The EMD is also called the Wasserstein metric. It was measured between the marginal distributions using the scipy package.

Variable EMD
sex 0.004
sat_v 0.247
sat_m 0.266
hs_gpa 0.022
fy_gpa 0.018

We also measured the EMD distance between the marginal distributions conditonal on the sex variable.

Variable EMD (sex=1) EMD (sex = 2)
sat_v 0.236 0.513
sat_m 0.428 0.522
hs_gpa 0.028 0.028
fy_gpa 0.028 0.037

Excerpts from the emdist documentation

Value

Earth Mover’s Distance (EMD) between of the distributions A and B. If A and B are not distributions then A is the source and B is the target.

Details

emd2d interprets the two matrices A and B as a distribution over a two-dimensional grid. The distance between the grid points in each direction is defined by xdist and ydist. Both matrices must have the same dimensionality.

emd uses first column of each matrix as the weighs and the remaining columns as location coordinates in a up to four-dimensional space. A and B must have the same number of columns. emdw separates the weights from the location matrices but is otherwise identical to emd. emdr uses the original EMD implementation by Yossi Rubner from Stanford.

If case the two matrices A and B are not densities, the weighted sum of flows is normalized by the smaller total mass of the two. The version of the emd package released on CRAN contains only this implementation and all other functions are just front-ends for the call to emdr.

Note re: the distance argument

Distance (dist) to be used for the computation of the cost over the locations. Must be either "euclidean", "manhattan" or a [metric over a] closure taking two vectors and returning a scalar number. The latter case is much less efficient because it requires R evaluation for every possible combination of flows.


The main thing to note about the difference between emd and emd2d is that emd looks at vectors whereas emd2d looks at points; therefore, the latter calculates more combinations than the former. This would also explain why the emd2d result shows a value that is “more distant” than the emd result. Essentially, because emd2d looks at more combinations it has more to iterate over.

Below are the results and run-time for each EMD function:

Function Result Run-time
emd 1.243486 5.467048 secs
emd2d 2.925377 30.70497 mins

The result that is returned shows us how close our synthetic data is to the original data. Ideally, you would want a value of 0 (or close to 0). However, since we do not have a pre-determined threshold to gauge proximity it cannot be determined whether values returned are “close enough” to the original data set.

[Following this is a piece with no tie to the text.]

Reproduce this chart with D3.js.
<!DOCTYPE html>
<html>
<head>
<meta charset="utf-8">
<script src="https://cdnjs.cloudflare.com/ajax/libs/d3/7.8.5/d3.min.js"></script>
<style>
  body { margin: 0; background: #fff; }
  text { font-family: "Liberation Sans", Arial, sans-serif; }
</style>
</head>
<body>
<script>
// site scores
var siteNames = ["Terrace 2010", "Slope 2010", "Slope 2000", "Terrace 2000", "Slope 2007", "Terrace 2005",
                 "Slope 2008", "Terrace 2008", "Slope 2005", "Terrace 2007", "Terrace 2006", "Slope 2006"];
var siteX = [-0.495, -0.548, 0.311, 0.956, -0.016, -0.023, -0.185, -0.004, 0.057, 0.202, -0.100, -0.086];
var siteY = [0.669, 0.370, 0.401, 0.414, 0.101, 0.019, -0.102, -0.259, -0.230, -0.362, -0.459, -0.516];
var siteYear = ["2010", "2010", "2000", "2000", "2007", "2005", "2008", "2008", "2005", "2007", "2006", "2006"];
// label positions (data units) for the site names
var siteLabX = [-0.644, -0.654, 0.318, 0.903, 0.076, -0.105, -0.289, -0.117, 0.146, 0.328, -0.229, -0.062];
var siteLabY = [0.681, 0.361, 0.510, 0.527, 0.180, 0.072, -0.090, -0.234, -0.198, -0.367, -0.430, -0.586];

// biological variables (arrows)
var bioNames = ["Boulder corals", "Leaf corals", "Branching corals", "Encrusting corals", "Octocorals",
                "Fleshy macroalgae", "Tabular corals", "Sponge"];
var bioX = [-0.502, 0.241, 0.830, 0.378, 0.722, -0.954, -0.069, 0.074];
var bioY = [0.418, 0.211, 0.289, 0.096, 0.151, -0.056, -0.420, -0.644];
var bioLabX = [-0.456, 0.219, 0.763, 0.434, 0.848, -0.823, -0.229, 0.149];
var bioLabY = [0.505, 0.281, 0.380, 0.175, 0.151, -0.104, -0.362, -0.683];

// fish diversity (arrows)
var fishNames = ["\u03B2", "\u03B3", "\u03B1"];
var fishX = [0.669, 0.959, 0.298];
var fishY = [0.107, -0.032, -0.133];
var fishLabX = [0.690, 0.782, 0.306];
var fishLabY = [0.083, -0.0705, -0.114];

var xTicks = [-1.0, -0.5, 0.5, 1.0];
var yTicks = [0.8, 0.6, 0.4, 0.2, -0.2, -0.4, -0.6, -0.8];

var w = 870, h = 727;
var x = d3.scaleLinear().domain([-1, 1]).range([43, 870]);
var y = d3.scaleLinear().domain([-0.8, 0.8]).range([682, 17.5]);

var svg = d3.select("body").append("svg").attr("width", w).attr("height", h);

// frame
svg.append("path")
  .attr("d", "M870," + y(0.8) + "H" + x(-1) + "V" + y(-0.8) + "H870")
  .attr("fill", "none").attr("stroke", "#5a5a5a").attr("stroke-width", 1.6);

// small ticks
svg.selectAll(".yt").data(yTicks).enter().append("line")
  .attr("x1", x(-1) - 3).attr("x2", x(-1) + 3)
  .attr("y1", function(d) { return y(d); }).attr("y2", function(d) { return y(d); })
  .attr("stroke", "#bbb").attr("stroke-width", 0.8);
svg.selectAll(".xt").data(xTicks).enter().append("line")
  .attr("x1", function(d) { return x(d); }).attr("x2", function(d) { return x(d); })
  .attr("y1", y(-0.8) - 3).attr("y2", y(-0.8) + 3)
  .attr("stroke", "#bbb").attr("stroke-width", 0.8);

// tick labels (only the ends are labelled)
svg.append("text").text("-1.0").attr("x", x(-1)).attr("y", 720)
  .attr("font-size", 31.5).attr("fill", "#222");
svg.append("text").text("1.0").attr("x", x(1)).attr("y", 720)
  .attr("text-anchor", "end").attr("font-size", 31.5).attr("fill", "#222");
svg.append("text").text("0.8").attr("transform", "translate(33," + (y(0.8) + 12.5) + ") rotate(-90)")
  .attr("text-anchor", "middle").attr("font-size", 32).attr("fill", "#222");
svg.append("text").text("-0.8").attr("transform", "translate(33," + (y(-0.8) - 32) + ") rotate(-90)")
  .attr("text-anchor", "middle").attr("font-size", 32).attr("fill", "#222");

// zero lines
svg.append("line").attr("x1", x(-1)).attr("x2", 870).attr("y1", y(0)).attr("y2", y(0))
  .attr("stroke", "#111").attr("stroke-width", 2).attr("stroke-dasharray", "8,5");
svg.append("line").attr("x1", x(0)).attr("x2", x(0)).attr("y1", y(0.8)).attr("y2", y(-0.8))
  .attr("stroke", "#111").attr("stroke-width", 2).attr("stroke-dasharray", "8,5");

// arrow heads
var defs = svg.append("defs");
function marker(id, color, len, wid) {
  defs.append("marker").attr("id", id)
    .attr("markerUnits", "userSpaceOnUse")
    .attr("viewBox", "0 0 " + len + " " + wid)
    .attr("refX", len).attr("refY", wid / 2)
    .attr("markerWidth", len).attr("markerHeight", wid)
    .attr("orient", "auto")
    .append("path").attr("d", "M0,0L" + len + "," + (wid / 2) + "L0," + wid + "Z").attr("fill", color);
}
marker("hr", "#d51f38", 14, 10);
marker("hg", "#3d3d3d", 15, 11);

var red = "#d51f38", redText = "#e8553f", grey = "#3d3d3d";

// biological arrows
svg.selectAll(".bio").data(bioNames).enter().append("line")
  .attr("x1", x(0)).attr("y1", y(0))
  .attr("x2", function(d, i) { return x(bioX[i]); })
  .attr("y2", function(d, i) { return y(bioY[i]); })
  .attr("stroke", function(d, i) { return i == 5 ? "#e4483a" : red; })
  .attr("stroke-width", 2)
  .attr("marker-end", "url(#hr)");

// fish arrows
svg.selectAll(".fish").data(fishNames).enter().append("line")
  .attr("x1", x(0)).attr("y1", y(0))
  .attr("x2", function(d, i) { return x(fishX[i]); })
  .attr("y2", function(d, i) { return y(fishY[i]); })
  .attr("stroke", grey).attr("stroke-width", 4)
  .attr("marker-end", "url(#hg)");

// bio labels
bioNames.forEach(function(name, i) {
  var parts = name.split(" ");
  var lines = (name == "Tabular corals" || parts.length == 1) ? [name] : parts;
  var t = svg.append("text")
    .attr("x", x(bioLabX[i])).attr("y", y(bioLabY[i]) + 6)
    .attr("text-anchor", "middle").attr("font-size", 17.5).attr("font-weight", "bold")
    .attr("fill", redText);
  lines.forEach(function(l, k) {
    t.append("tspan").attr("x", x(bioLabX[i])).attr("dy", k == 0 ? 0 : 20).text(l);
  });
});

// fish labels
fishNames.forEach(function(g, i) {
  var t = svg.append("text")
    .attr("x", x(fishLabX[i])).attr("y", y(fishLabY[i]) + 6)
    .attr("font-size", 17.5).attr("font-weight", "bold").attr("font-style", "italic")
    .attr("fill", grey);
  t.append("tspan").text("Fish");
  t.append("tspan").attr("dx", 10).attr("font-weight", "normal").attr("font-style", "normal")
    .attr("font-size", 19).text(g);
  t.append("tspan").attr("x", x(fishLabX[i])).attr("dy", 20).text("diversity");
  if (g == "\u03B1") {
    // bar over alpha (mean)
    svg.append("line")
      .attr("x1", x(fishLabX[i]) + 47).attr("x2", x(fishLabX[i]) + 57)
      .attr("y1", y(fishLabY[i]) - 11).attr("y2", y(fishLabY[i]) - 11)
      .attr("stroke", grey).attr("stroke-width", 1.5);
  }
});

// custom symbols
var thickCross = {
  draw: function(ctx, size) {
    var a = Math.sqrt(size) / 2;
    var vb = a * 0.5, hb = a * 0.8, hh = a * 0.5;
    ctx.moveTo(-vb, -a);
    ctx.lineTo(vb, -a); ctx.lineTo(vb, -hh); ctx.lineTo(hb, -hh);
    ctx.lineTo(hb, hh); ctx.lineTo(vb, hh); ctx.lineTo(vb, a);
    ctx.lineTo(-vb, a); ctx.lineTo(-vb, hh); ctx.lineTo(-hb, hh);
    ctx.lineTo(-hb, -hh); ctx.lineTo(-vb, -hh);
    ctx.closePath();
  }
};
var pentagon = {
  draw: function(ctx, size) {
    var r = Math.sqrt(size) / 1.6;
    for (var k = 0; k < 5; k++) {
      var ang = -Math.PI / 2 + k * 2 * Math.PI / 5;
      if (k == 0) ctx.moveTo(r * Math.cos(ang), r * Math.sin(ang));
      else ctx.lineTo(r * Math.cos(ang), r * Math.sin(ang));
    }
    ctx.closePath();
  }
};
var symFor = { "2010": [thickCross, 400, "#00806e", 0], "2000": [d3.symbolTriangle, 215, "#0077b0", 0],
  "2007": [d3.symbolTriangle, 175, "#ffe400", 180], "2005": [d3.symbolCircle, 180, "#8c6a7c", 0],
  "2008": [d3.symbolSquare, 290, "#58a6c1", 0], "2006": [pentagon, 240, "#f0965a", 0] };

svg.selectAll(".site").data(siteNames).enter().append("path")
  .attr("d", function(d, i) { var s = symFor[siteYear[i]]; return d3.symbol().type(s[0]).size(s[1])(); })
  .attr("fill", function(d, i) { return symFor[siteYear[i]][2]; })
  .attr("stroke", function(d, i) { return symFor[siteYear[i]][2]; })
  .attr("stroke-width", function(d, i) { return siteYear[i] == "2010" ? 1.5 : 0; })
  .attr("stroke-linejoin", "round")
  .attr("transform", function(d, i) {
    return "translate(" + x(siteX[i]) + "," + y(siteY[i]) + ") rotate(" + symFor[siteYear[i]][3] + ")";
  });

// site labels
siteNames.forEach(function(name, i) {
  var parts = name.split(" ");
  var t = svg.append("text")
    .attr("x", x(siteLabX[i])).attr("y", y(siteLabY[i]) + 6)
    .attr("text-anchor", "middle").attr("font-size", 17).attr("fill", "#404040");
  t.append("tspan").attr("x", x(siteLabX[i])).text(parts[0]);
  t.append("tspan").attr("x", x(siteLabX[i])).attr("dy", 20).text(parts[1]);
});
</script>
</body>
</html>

This threshold may differ for users depending on their use case. Nonetheless, this test can show how similar the data are to one another.

Which function should you use? It depends on your use-case.

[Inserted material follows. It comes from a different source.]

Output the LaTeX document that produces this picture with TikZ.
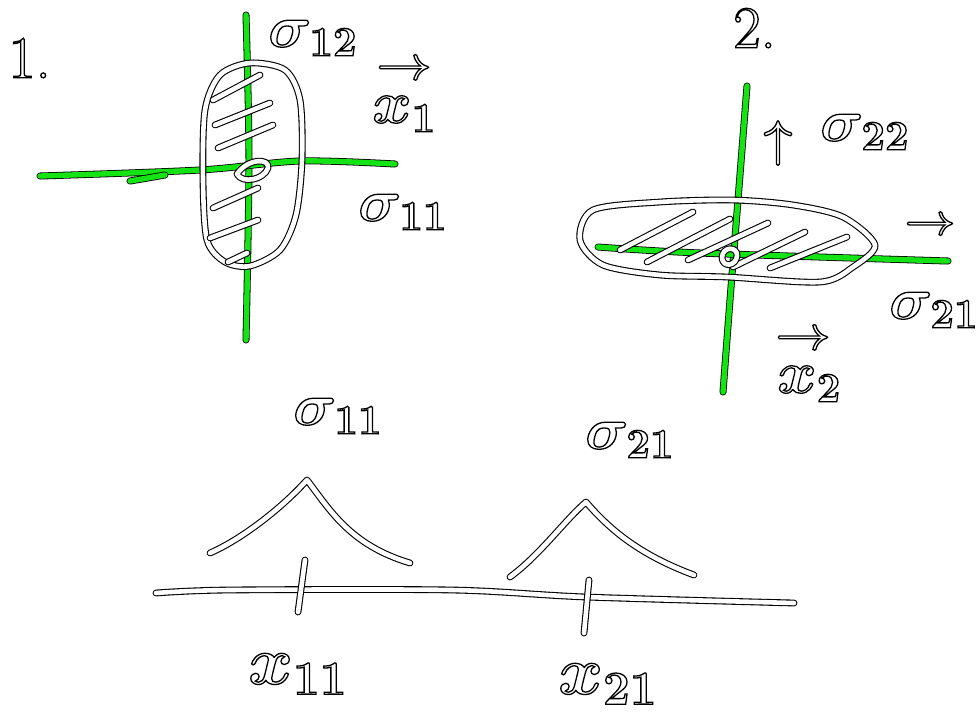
\RequirePackage{fix-cm}
\documentclass[tikz,border=0pt]{standalone}
\usepackage{amsmath,amssymb}
\usepackage{xcolor}
\usepackage{tikz}
\usetikzlibrary{calc}

\definecolor{penGreen}{RGB}{20,228,20}
\newcommand\handfont{\fontsize{60}{60}\selectfont\boldmath}
% white letters with a black rim, as the pen draws them
\newcommand\handtext[1]{\special{pdf:literal direct 2 Tr 1.3 w 0 0 0 RG 1 1 1 rg}#1\special{pdf:literal direct 0 Tr 0 0 0 RG 0 0 0 rg}}
\tikzset{
  pen/.style={draw=black, line width=1.1pt, double=white, double distance=4.6pt, line cap=round, line join=round},
  greenpen/.style={draw=black, line width=0.8pt, double=penGreen, double distance=5.4pt, line cap=round, line join=round},
  lbl/.style={anchor=west, inner sep=0pt, font=\handfont},
  arrowlbl/.style={anchor=center, inner sep=0pt, font=\fontsize{48}{48}\selectfont\boldmath}
}

\begin{document}
\begin{tikzpicture}[x=1pt,y=-1pt]
\useasboundingbox[fill=white] (0,0) rectangle (977,716);

%1. narrow in x, wide in y
\draw[greenpen] plot[smooth] coordinates {(246,15) (249,160) (246,340)};
\draw[greenpen] plot[smooth] coordinates {(40,176) (200,170) (300,161) (395,164)};
\draw[greenpen] (130,181) -- (165,175);
\draw[pen] plot[smooth cycle] coordinates {(250,63) (285,70) (300,100) (302,160) (296,215) (280,250) (250,266) (225,262) (207,240) (203,180) (205,110) (220,75)};
\foreach \xa/\ya/\xb/\yb in {213/100/260/75, 215/125/270/103, 218/148/273/125, 213/208/258/188, 210/238/258/220, 228/262/247/253}
    \draw[pen] (\xa,\ya) -- (\xb,\yb);
\draw[pen] (237,174) .. controls (248,158) and (270,158) .. (268,168) .. controls (264,180) and (242,184) .. (237,174);

\node[lbl] (one) at (8,58) {\handtext{1.}};
\node[lbl] (s12) at (268,38) {\handtext{$\sigma_{12}$}};
\node[arrowlbl] (x1arrow) at (404,70) {\handtext{$\rightarrow$}};
\node[lbl] (x1) at (372,114) {\handtext{$x_{1}$}};
\node[lbl] (s11a) at (358,212) {\handtext{$\sigma_{11}$}};

%2. wide in x, narrow in y
\draw[greenpen] plot[smooth] coordinates {(747,86) (738,200) (730,300) (723,392)};
\draw[greenpen] plot[smooth] coordinates {(598,247) (700,253) (948,261)};
\draw[pen] plot[smooth cycle] coordinates {(580,240) (593,210) (660,202) (733,200) (793,205) (843,217) (875,245) (853,267) (820,282) (727,277) (660,275) (603,265)};
\foreach \xa/\ya/\xb/\yb in {620/250/693/212, 647/262/730/219, 688/260/768/223, 733/267/805/232, 770/268/847/237}
    \draw[pen] (\xa,\ya) -- (\xb,\yb);
\draw[pen] (722,258) .. controls (722,246) and (738,246) .. (737,256) .. controls (736,266) and (723,268) .. (722,258);

\node[lbl] (two) at (733,28) {\handtext{2.}};
\node[arrowlbl, font=\fontsize{50}{50}\selectfont\boldmath] (up) at (778,143) {\handtext{$\uparrow$}};
\node[lbl] (s22) at (820,132) {\handtext{$\sigma_{22}$}};
\node[arrowlbl, font=\fontsize{44}{44}\selectfont\boldmath] (s21arrow) at (930,226) {\handtext{$\rightarrow$}};
\node[lbl] (s21a) at (889,310) {\handtext{$\sigma_{21}$}};
\node[arrowlbl] (x2arrow) at (803,340) {\handtext{$\rightarrow$}};
\node[lbl] (x2) at (777,384) {\handtext{$x_{2}$}};

%marginal densities
\draw[pen] plot[smooth] coordinates {(156,593) (229,590) (452,590) (586,597) (794,603)};
\coordinate (t1a) at (305,560);
\coordinate (t1b) at (298,612);
\coordinate (t2a) at (589,580);
\coordinate (t2b) at (584,633);
\draw[pen] (t1a) -- (t1b);
\draw[pen] (t2a) -- (t2b);
\draw[pen] (210,553) .. controls (240,540) and (280,510) .. (307,480) .. controls (330,510) and (350,545) .. (410,563);
\draw[pen] (510,577) .. controls (540,555) and (565,520) .. (586,502) .. controls (610,530) and (640,555) .. (694,575);

\node[lbl] (s11b) at (293,416) {\handtext{$\sigma_{11}$}};
\node[lbl] (s21b) at (585,440) {\handtext{$\sigma_{21}$}};
\node[lbl, font=\fontsize{68}{68}\selectfont\boldmath] (x11) at (248,674) {\handtext{$x_{11}$}};
\node[lbl, font=\fontsize{68}{68}\selectfont\boldmath] (x21) at (558,684) {\handtext{$x_{21}$}};

\end{tikzpicture}
\end{document}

If the goal is to create synthetic data that is as close as possible to the original data then it might be useful to use emd2d to get the most accurate picture (of the two functions). Keep in mind that this function takes significantly longer to run than emd. Regardless of which option you choose to run as your final test, it would be prudent to run emd first and see that result prior to running emd2d. The reason would be that emd is time-effective and if you return a high value with this function, you would probably return an even higher value with emd2d. In that, if you returned a value above your desired threshold, it might be more valuable to modify the parameters of your synthetic data before testing it further.

Privacy offered by the synthetic data

Record-matching as a privacy measure

Trying to match original records in synthetic data is a simple measure of privacy but a practical one. If a synthetic dataset were to be published, people would likely check whether they can find themselves in there.

Full matches

Can someone find themselves in the data?

If a record is fully replicated in the synthetic data, it is effectively disclosed.

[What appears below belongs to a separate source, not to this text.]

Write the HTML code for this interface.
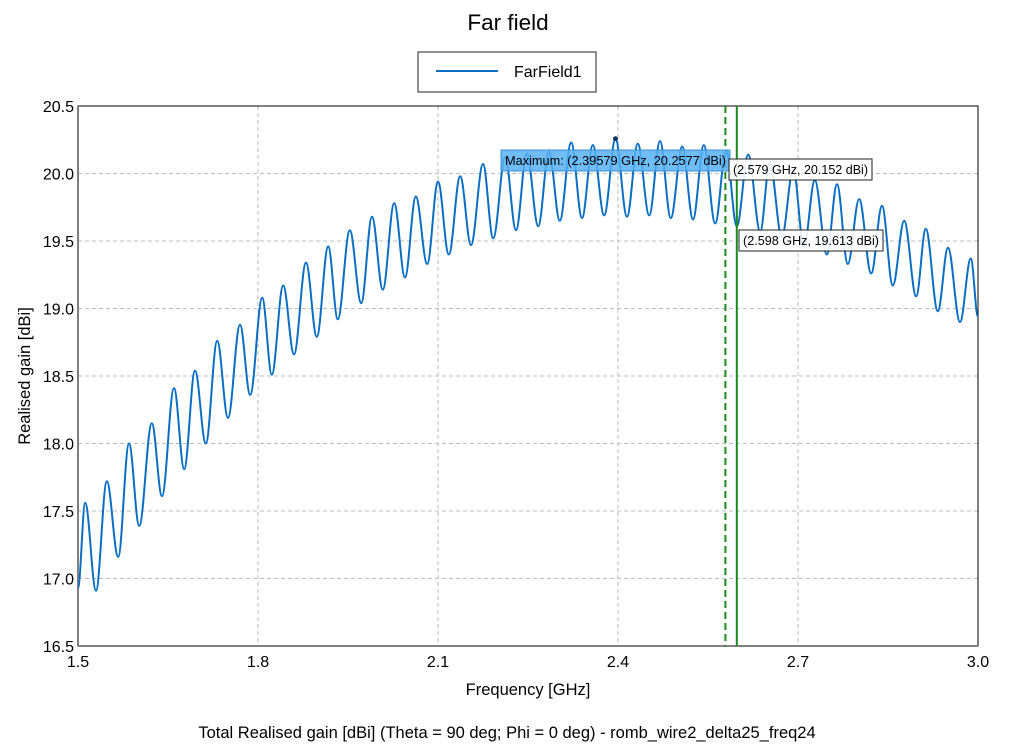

Thankfully finding matches is easy to do in R. An inner-join of the original and synthetic data will quickly return all rows that match 100%.

# Number of 100% matched rows
full_matches = merge(satgpa, synth_bisaillon) %>% nrow()

full_matches
## [1] 37

Partial matches

Could someone recognize parts of their data?

Even if a record is not fully replicated, pieces of it may still be recognizable. For example, someone’s neighbor might be able to make guesses with part of their data. Or if only 3 variables of a record are recognizable, it may still be perceived as disclosed.

In R it is possible to run the merge() function iteratively on all combinations of columns. The combn() function will return all permutations of a vectors.

# Return all possible samples of size 2 from (a, b, c)
combn(c("a", "b", "c"), 2, simplify = FALSE)
## [[1]]
## [1] "a" "b"
## 
## [[2]]
## [1] "a" "c"
## 
## [[3]]
## [1] "b" "c"

Partial matches are more likely than full matches. The SAT dataset has a variable for sex, so it is nearly guaranteed that at least one column can be matched. As we try to match more and more columns, we get less matches.